Selang 10 meter dari rumah Sumiyati, terlihat seorang warga lainnya, Iyus (52) sedang menimba air di sumur yang berada tepat di depan rumahnya.
Senada dengan Sumiyati, Iyus juga membenarkan bahwa warga setempat sering merasa kesulitan memenuhi kebutuhan air.
Oleh sebab itu, sumur menjadi sumber air bagi dia dan warga 07 lainnya.
"Sampai saat ini masih pakai air sumur, ledeng tetep ada, tapi kebiasaan orang sini masih pakai air sumur, karena ini kan airnya cukup bersih, dan tawar. Enggak payau atau bau," ucap Iyus.
"Jadi sumber air buat warga di sini. Sering kalau krisis air mah di sini. Air PAM-nya kecil, jadi orang pada ngambil air sumur," lanjutnya.
Baca juga: Pencapresan Anies 2024 Masih Gelap Gulita
Iyus menambahkan, air sumur biasanya dia gunakan untuk kebutuhan mencuci dan mandi.
Sementara untuk kebutuhan memasak, dia tetap menggunakan air PAM atau membeli air galon isi ulang.
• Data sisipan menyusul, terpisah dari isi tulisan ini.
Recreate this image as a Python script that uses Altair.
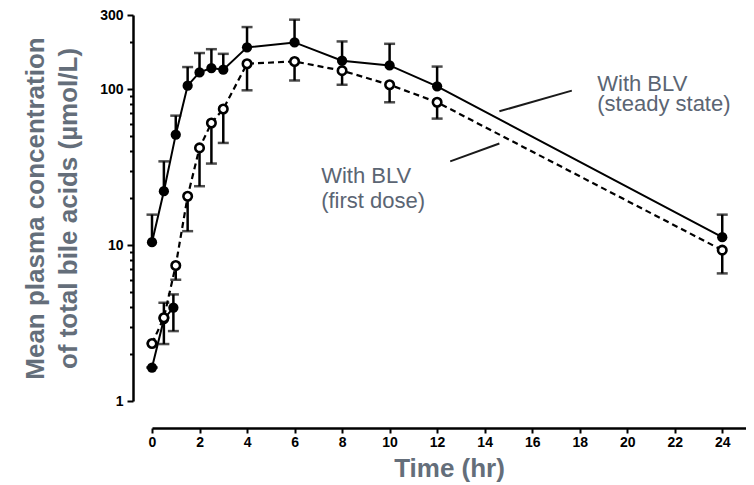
import altair as alt
import pandas as pd

# ---- data ----
time_ss = [0, 0.5, 1, 1.5, 2, 2.5, 3, 4, 6, 8, 10, 12, 24]
mean_ss = [10.45, 22.2, 51.2, 105.6, 128.5, 137, 133.7, 186, 200, 152.7, 142.5, 104.6, 11.25]
upper_ss = [15.7, 34.5, 67.8, 139, 171, 181, 169, 251, 280, 203, 196, 140, 15.7]

time_fd = [0, 0.5, 1, 1.5, 2, 2.5, 3, 4, 6, 8, 10, 12, 24]
mean_fd = [2.34, 3.42, 7.41, 20.6, 42.1, 60.8, 74.8, 146, 151, 131.8, 107, 82.6, 9.29]
lower_fd = [2.34, 3.42, 6.0, 12.3, 23.9, 33.4, 45.3, 98.6, 114, 107, 82.6, 64.9, 6.59]

# partly visible early series (filled markers, solid line)
time_early = [0, 0.5, 0.9]
mean_early = [1.64, 3.35, 3.97]
lower_early = [1.64, 2.32, 2.81]
upper_early = [1.64, 4.27, 4.83]

x_ticks = [0, 2, 4, 6, 8, 10, 12, 14, 16, 18, 20, 22, 24]
y_ticks = [1, 2, 3, 4, 5, 6, 7, 8, 9, 10, 20, 30, 40, 50, 60, 70, 80, 90, 100, 200, 300]
y_major = [1, 10, 100, 300]

# annotation leader lines (data units)
lead_t1 = [14.62, 12.55]
lead_c1 = [72.3, 34.5]
lead_t2 = [17.67, 14.62]
lead_c2 = [98.1, 44.9]

label_lines = ["With BLV", "(steady state)", "With BLV", "(first dose)"]
label_t = [18.74, 18.74, 7.12, 7.12]
label_c = [98.1, 72.3, 25.1, 17.3]

# ---- tables ----
ss = pd.DataFrame({"t": time_ss, "c": mean_ss, "e": upper_ss})
fd = pd.DataFrame({"t": time_fd, "c": mean_fd, "e": lower_fd})
early = pd.DataFrame({"t": time_early, "c": mean_early})
early_bars = pd.DataFrame({"t": time_early * 2, "c": mean_early * 2,
                           "e": lower_early + upper_early})
leads = pd.DataFrame({"t": lead_t1, "c": lead_c1, "t2": lead_t2, "c2": lead_c2})
labels = pd.DataFrame({"t": label_t, "c": label_c, "txt": label_lines})

FONT = "Liberation Sans"
TITLE_COLOR = "#646e7a"

major_test = " || ".join(f"datum.value == {v}" for v in y_major)

xscale = alt.Scale(domain=[0, 25], nice=False, zero=False)
yscale = alt.Scale(type="log", domain=[1, 300], nice=False)

xaxis = alt.Axis(
    values=x_ticks, title="Time (hr)", grid=False, offset=27,
    domainColor="black", domainWidth=2.5, tickColor="black", tickWidth=2, tickSize=5,
    labelFont=FONT, labelFontSize=14, labelFontWeight="bold", labelColor="black",
    labelPadding=2, labelFlush=False, labelOverlap=False,
    titleFont=FONT, titleFontSize=26, titleFontWeight="bold", titleColor=TITLE_COLOR,
    titlePadding=6,
)
yaxis = alt.Axis(
    values=y_ticks, grid=False, offset=19,
    labelExpr=f"({major_test}) ? format(datum.value, 'd') : ''",
    title=["Mean plasma concentration", "of total bile acids (µmol/L)"],
    domainColor="black", domainWidth=2.5, tickColor="black", tickWidth=2,
    tickSize={"condition": {"test": major_test, "value": 6}, "value": 3.5},
    labelFont=FONT, labelFontSize=14, labelFontWeight="bold", labelColor="black",
    labelPadding=4, labelFlush=False, labelOverlap=False,
    titleFont=FONT, titleFontSize=26, titleFontWeight="bold", titleColor=TITLE_COLOR,
    titleLineHeight=33, titlePadding=18,
)

X = alt.X("t:Q", scale=xscale, axis=xaxis)
Y = alt.Y("c:Q", scale=yscale, axis=yaxis)


def xs():
    return alt.X("t:Q", scale=xscale)


def ys(field="c"):
    return alt.Y(f"{field}:Q", scale=yscale)


line_ss = alt.Chart(ss).mark_line(color="black", strokeWidth=2).encode(x=X, y=Y)
line_fd = alt.Chart(fd).mark_line(color="black", strokeWidth=2.2, strokeDash=[6, 4]).encode(x=xs(), y=ys())
line_early = alt.Chart(early).mark_line(color="black", strokeWidth=2).encode(x=xs(), y=ys())


def bars(df):
    stem = alt.Chart(df).mark_rule(color="black", strokeWidth=2.5).encode(
        x=xs(), y=ys(), y2=alt.Y2("e:Q"))
    cap = alt.Chart(df).mark_tick(color="black", orient="horizontal", size=11, thickness=2.5).encode(
        x=xs(), y=ys("e"))
    return stem + cap


bars_ss = bars(ss)
bars_fd = bars(fd)
bars_early = bars(early_bars)

pts_ss = alt.Chart(ss).mark_point(shape="circle", filled=True, color="black", size=105, opacity=1).encode(x=xs(), y=ys())
pts_early = alt.Chart(early).mark_point(shape="circle", filled=True, color="black", size=105, opacity=1).encode(x=xs(), y=ys())
pts_fd = alt.Chart(fd).mark_point(shape="circle", filled=True, fill="white", stroke="black",
                                  strokeWidth=2.6, size=72, opacity=1).encode(x=xs(), y=ys())

lead_lines = alt.Chart(leads).mark_rule(color="#1a1a1a", strokeWidth=2).encode(
    x=xs(), y=ys(), x2=alt.X2("t2:Q"), y2=alt.Y2("c2:Q"))

texts = alt.Chart(labels).mark_text(
    align="left", baseline="alphabetic", font=FONT, fontSize=22, color="#5b6573"
).encode(x=xs(), y=ys(), text="txt:N")

chart = alt.layer(
    line_ss, line_fd, line_early,
    bars_ss, bars_fd, bars_early,
    pts_ss, pts_early, pts_fd,
    lead_lines, texts,
).properties(
    width=594, height=386,
    autosize=alt.AutoSizeParams(type="none"),
    padding={"left": 144, "top": 7, "right": 0, "bottom": 84},
).configure_view(stroke=None)

chart.save("out.html", embed_options={"renderer": "svg", "actions": False})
Sebelumnya, krisis air juga sempat dirasakan warga RW 12, Kelurahan Pademangan Barat, Kecamatan Pademangan, Jakarta Utara pada September 2021 lalu.
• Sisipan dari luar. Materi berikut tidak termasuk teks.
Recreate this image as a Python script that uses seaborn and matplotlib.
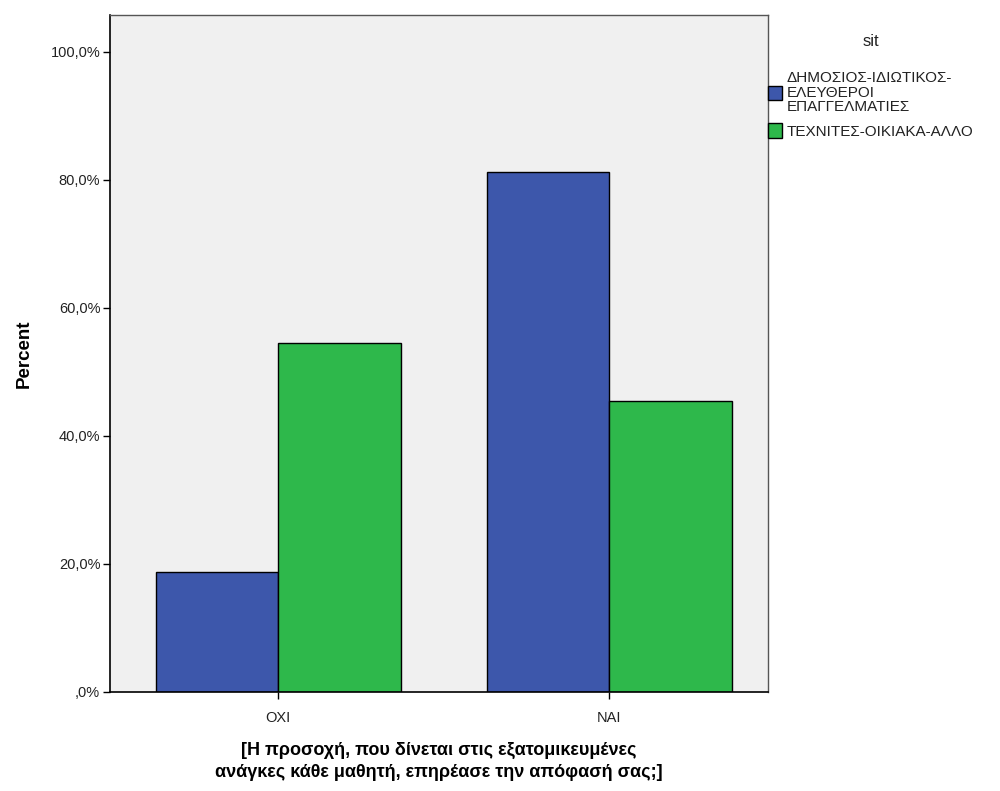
import pandas as pd
import matplotlib
matplotlib.use("Agg")
import matplotlib.pyplot as plt
from matplotlib.ticker import FuncFormatter
import seaborn as sns

categories = ["ΟΧΙ", "ΝΑΙ"]
groups = ["ΔΗΜΟΣΙΟΣ-ΙΔΙΩΤΙΚΟΣ-\nΕΛΕΥΘΕΡΟΙ\nΕΠΑΓΓΕΛΜΑΤΙΕΣ", "ΤΕΧΝΙΤΕΣ-ΟΙΚΙΑΚΑ-ΑΛΛΟ"]
public_private = [18.75, 81.25]
craftsmen_other = [54.5, 45.5]
colors = ["#3D57AB", "#2EB84B"]

df = pd.DataFrame({
    "answer": categories * 2,
    "sit": [groups[0]] * 2 + [groups[1]] * 2,
    "percent": public_private + craftsmen_other,
})


def pct_label(v, pos):
    s = f"{v:.1f}".replace(".", ",")
    if s.startswith("0,"):
        s = s[1:]
    return s + "%"


sns.set_style("white")
plt.rcParams["font.family"] = ["Liberation Sans", "DejaVu Sans"]

fig = plt.figure(figsize=(10, 7.91), dpi=100)
ax = fig.add_axes([0.11, 0.1252, 0.658, 0.856])
ax.set_facecolor("#F0F0F0")

sns.barplot(
    data=df, x="answer", y="percent", hue="sit",
    order=categories, hue_order=groups,
    palette=colors, saturation=1,
    width=0.74, edgecolor="black", linewidth=1,
    errorbar=None, ax=ax,
)

ax.set_xlim(-0.508, 1.48)
ax.set_ylim(0, 105.8)
ax.set_yticks([0, 20, 40, 60, 80, 100])
ax.yaxis.set_major_formatter(FuncFormatter(pct_label))
ax.tick_params(axis="both", length=5, width=1, color="black",
               labelsize=10.5, labelcolor="#222222", direction="out",
               left=True, bottom=True)
ax.tick_params(axis="x", pad=9)
ax.tick_params(axis="y", pad=2)

for side in ["left", "bottom"]:
    ax.spines[side].set_color("black")
    ax.spines[side].set_linewidth(1.2)
for side in ["top", "right"]:
    ax.spines[side].set_color("#555555")
    ax.spines[side].set_linewidth(1)

ax.set_ylabel("Percent", fontsize=13.5, fontweight="bold", labelpad=13, color="black")
ax.set_xlabel("[Η προσοχή, που δίνεται στις εξατομικευμένες\nανάγκες κάθε μαθητή, επηρέασε την απόφασή σας;]",
              fontsize=13, fontweight="bold", labelpad=12, linespacing=1.4, color="black")

ax.legend_.remove()
handles = [plt.Rectangle((0, 0), 1, 1, facecolor=c, edgecolor="black", linewidth=1)
           for c in colors]
leg = fig.legend(handles, groups, title="sit", loc="upper left",
                 bbox_to_anchor=(0.762, 0.965), frameon=False,
                 fontsize=11, title_fontsize=12, handlelength=0.9,
                 handleheight=1.1, handletextpad=0.3, labelspacing=0.6,
                 borderaxespad=0)
for t in leg.get_texts():
    t.set_linespacing(1.05)
    t.set_color("#222222")
leg.get_title().set_color("#222222")
leg._legend_box.sep = 16

fig.savefig("out.png", dpi=100)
Selama berhari-hari air di rumah mereka keruh dan berbau, serta beberapa di antaranya mengalami mati total.
Salah satu warga, Puji (53) mengaku air di rumahnya tidak mengalir sejak Minggu (19/9/2021).
“Dari hari Minggu airnya mati, Ada juga yang airnya ngalir tapi keruh,” kata Puji Rabu 22 September 2021.
Sebagian dari warga yang kekurangan air terpaksa harus membeli air galon isi ulang untuk memenuhi kebutuhan air sehari-hari.
“Ya terpaksa beli air galon soalnya airnya bau, enggak bisa dipakai buat apa-apa. Sehari bisa 10 galon itu, satunya Rp 5.000,” ucap Maria (61) warga lainnya.
Dengan begitu, dalam satu hari Maria bisa menghabiskan biaya sebesar Rp 50.000 untuk membeli air bersih.